• [Written request]: Print, word for word, the opening line of the data below and every line after it through the line that contains "(13,10) -- (1332,10);", but not the pictures.

• [Source material]:
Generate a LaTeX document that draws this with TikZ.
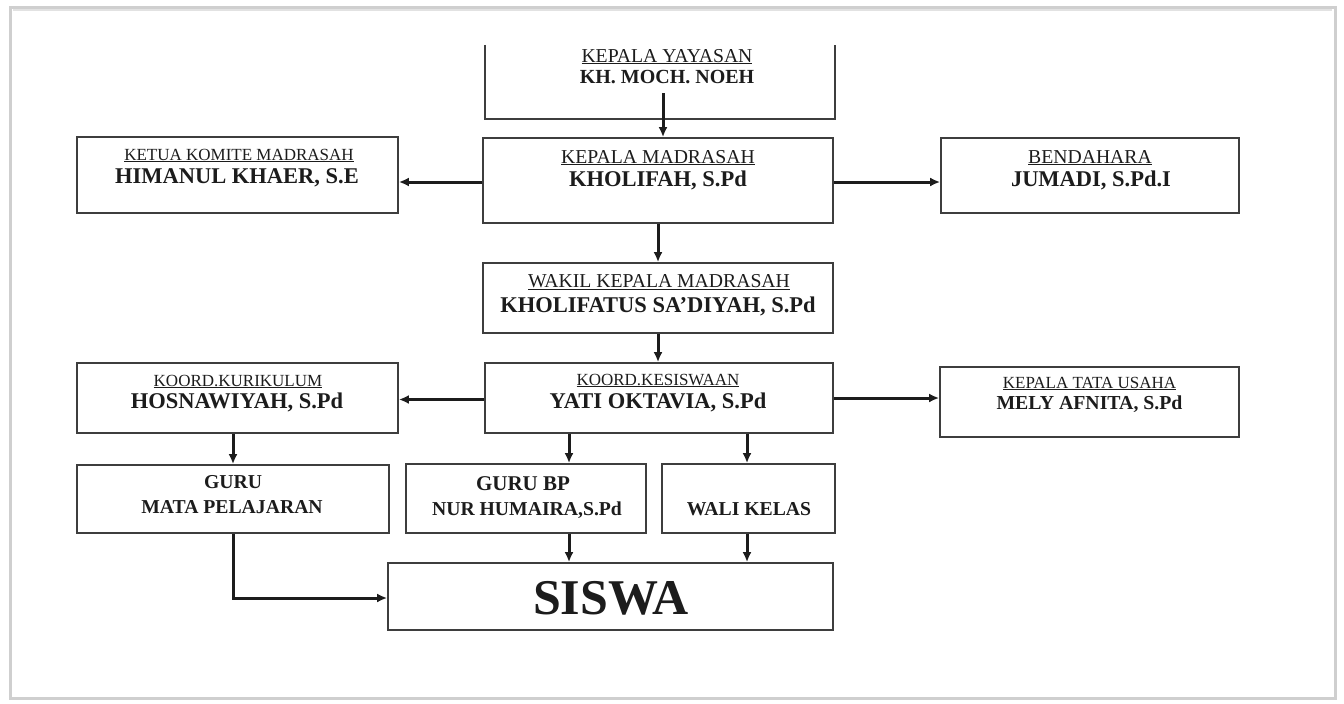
\documentclass[tikz,border=0pt]{standalone}
\usepackage{fontspec}
\setmainfont{Liberation Serif}
\usetikzlibrary{arrows.meta}
\definecolor{ink}{HTML}{1C1C1C}
\definecolor{frame}{HTML}{CFCFCF}
\newcommand{\fs}[1]{\fontsize{#1}{#1}\selectfont}
\tikzset{
  x=1pt, y=-1pt,
  orgbox/.style={draw=ink!85, line width=1.8pt, inner sep=0pt, fill=white},
  ghost/.style={inner sep=0pt},
  lbl/.style={anchor=base, inner sep=0pt, text=ink},
  arr/.style={draw=ink, line width=3pt, -{Latex[length=10pt,width=9pt]}},
}
\begin{document}
\begin{tikzpicture}
\useasboundingbox (0,0) rectangle (1344,704);
% outer frame
\fill[white] (0,0) rectangle (1344,704);
\draw[frame, line width=3pt] (10,7) rectangle (1335,698);
\draw[frame!60, line width=1.5pt] (13,10) -- (1332,10);

% boxes
\node[ghost, minimum width=350pt, minimum height=74pt] (yayasan) at (660,82) {};
\draw[draw=ink!85, line width=1.8pt] (yayasan.north west) -- (yayasan.south west) -- (yayasan.south east) -- (yayasan.north east);
\node[orgbox, minimum width=350pt, minimum height=85pt] (kepala) at (658,180.5) {};
\node[orgbox, minimum width=321pt, minimum height=76pt] (ketua) at (237.5,175) {};
\node[orgbox, minimum width=298pt, minimum height=75pt] (bendahara) at (1090,175.5) {};
\node[orgbox, minimum width=350pt, minimum height=70pt] (wakil) at (658,298) {};
\node[orgbox, minimum width=348pt, minimum height=70pt] (kesiswaan) at (659,398) {};
\node[orgbox, minimum width=321pt, minimum height=70pt] (kurikulum) at (237.5,398) {};
\node[orgbox, minimum width=299pt, minimum height=70pt] (tu) at (1089.5,402) {};
\node[orgbox, minimum width=312pt, minimum height=68pt] (gurump) at (233,499) {};
\node[orgbox, minimum width=240pt, minimum height=69pt] (gurubp) at (526,498.5) {};
\node[orgbox, minimum width=173pt, minimum height=69pt] (wali) at (748.5,498.5) {};
\node[orgbox, minimum width=445pt, minimum height=67pt] (siswa) at (610.5,596.5) {};

% texts
\node[lbl] (t1a) at (667,62) {\fs{19.7}\underline{KEPALA YAYASAN}};
\node[lbl] (t1b) at (667,83) {\fs{20}\bfseries KH. MOCH. NOEH};
\node[lbl] (t2a) at (658,163) {\fs{19.7}\underline{KEPALA MADRASAH}};
\node[lbl] (t2b) at (658,186) {\fs{22.5}\bfseries KHOLIFAH, S.Pd};
\node[lbl] (t3a) at (239,160) {\fs{17}\underline{KETUA KOMITE MADRASAH}};
\node[lbl] (t3b) at (237,183) {\fs{22.5}\bfseries HIMANUL KHAER, S.E};
\node[lbl] (t4a) at (1090,163) {\fs{19.7}\underline{BENDAHARA}};
\node[lbl] (t4b) at (1091,186) {\fs{22.5}\bfseries JUMADI, S.Pd.I};
\node[lbl] (t5a) at (659,287) {\fs{19.7}\underline{WAKIL KEPALA MADRASAH}};
\node[lbl] (t5b) at (658,312) {\fs{22.5}\bfseries KHOLIFATUS SA’DIYAH, S.Pd};
\node[lbl] (t6a) at (658,385) {\fs{17}\underline{KOORD.KESISWAAN}};
\node[lbl] (t6b) at (658,408) {\fs{22.5}\bfseries YATI OKTAVIA, S.Pd};
\node[lbl] (t7a) at (238,386) {\fs{17}\underline{KOORD.KURIKULUM}};
\node[lbl] (t7b) at (237,408) {\fs{22.5}\bfseries HOSNAWIYAH, S.Pd};
\node[lbl] (t8a) at (1089.5,388) {\fs{17}\underline{KEPALA TATA USAHA}};
\node[lbl] (t8b) at (1089.5,409) {\fs{19.8}\bfseries MELY AFNITA, S.Pd};
\node[lbl] (t9a) at (233,488) {\fs{19.7}\bfseries GURU};
\node[lbl] (t9b) at (232,513) {\fs{19.7}\bfseries MATA PELAJARAN};
\node[lbl] (t10a) at (523,490) {\fs{21}\bfseries GURU BP};
\node[lbl] (t10b) at (527,515) {\fs{19.7}\bfseries NUR HUMAIRA,S.Pd};
\node[lbl] (t11) at (749,515) {\fs{19.7}\bfseries WALI KELAS};
\node[lbl] (t12) at (611,614) {\fs{50}\bfseries SISWA};

% connectors
\coordinate (ystart) at (663,93);
\draw[arr] (ystart) -- (ystart |- kepala.north);
\draw[arr] ([yshift=-1.5pt]kepala.west) -- ([yshift=-1.5pt]kepala.west -| ketua.east);
\draw[arr] ([yshift=-1.5pt]kepala.east) -- ([yshift=-1.5pt]kepala.east -| bendahara.west);
\draw[arr] (kepala.south) -- (wakil.north);
\draw[arr] (wakil.south) -- (wakil.south |- kesiswaan.north);
\draw[arr] ([yshift=-1.5pt]kesiswaan.west) -- ([yshift=-1.5pt]kesiswaan.west -| kurikulum.east);
\draw[arr] (kesiswaan.east) -- (kesiswaan.east -| tu.west);
\draw[arr] (gurump.north |- kurikulum.south) -- (gurump.north);
\draw[arr] ([xshift=-90pt]kesiswaan.south) -- ([xshift=-90pt]kesiswaan.south |- gurubp.north);
\draw[arr] ([xshift=88pt]kesiswaan.south) -- ([xshift=88pt]kesiswaan.south |- wali.north);
\draw[arr] ([xshift=43pt]gurubp.south) -- ([xshift=43pt]gurubp.south |- siswa.north);
\draw[arr] ([xshift=-1.5pt]wali.south) -- ([xshift=-1.5pt]wali.south |- siswa.north);
\draw[arr] (gurump.south) |- ([yshift=-1.5pt]siswa.west);
\end{tikzpicture}
\end{document}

• [Final result]:
Generate a LaTeX document that draws this with TikZ.
\documentclass[tikz,border=0pt]{standalone}
\usepackage{fontspec}
\setmainfont{Liberation Serif}
\usetikzlibrary{arrows.meta}
\definecolor{ink}{HTML}{1C1C1C}
\definecolor{frame}{HTML}{CFCFCF}
\newcommand{\fs}[1]{\fontsize{#1}{#1}\selectfont}
\tikzset{
  x=1pt, y=-1pt,
  orgbox/.style={draw=ink!85, line width=1.8pt, inner sep=0pt, fill=white},
  ghost/.style={inner sep=0pt},
  lbl/.style={anchor=base, inner sep=0pt, text=ink},
  arr/.style={draw=ink, line width=3pt, -{Latex[length=10pt,width=9pt]}},
}
\begin{document}
\begin{tikzpicture}
\useasboundingbox (0,0) rectangle (1344,704);
% outer frame
\fill[white] (0,0) rectangle (1344,704);
\draw[frame, line width=3pt] (10,7) rectangle (1335,698);
\draw[frame!60, line width=1.5pt] (13,10) -- (1332,10);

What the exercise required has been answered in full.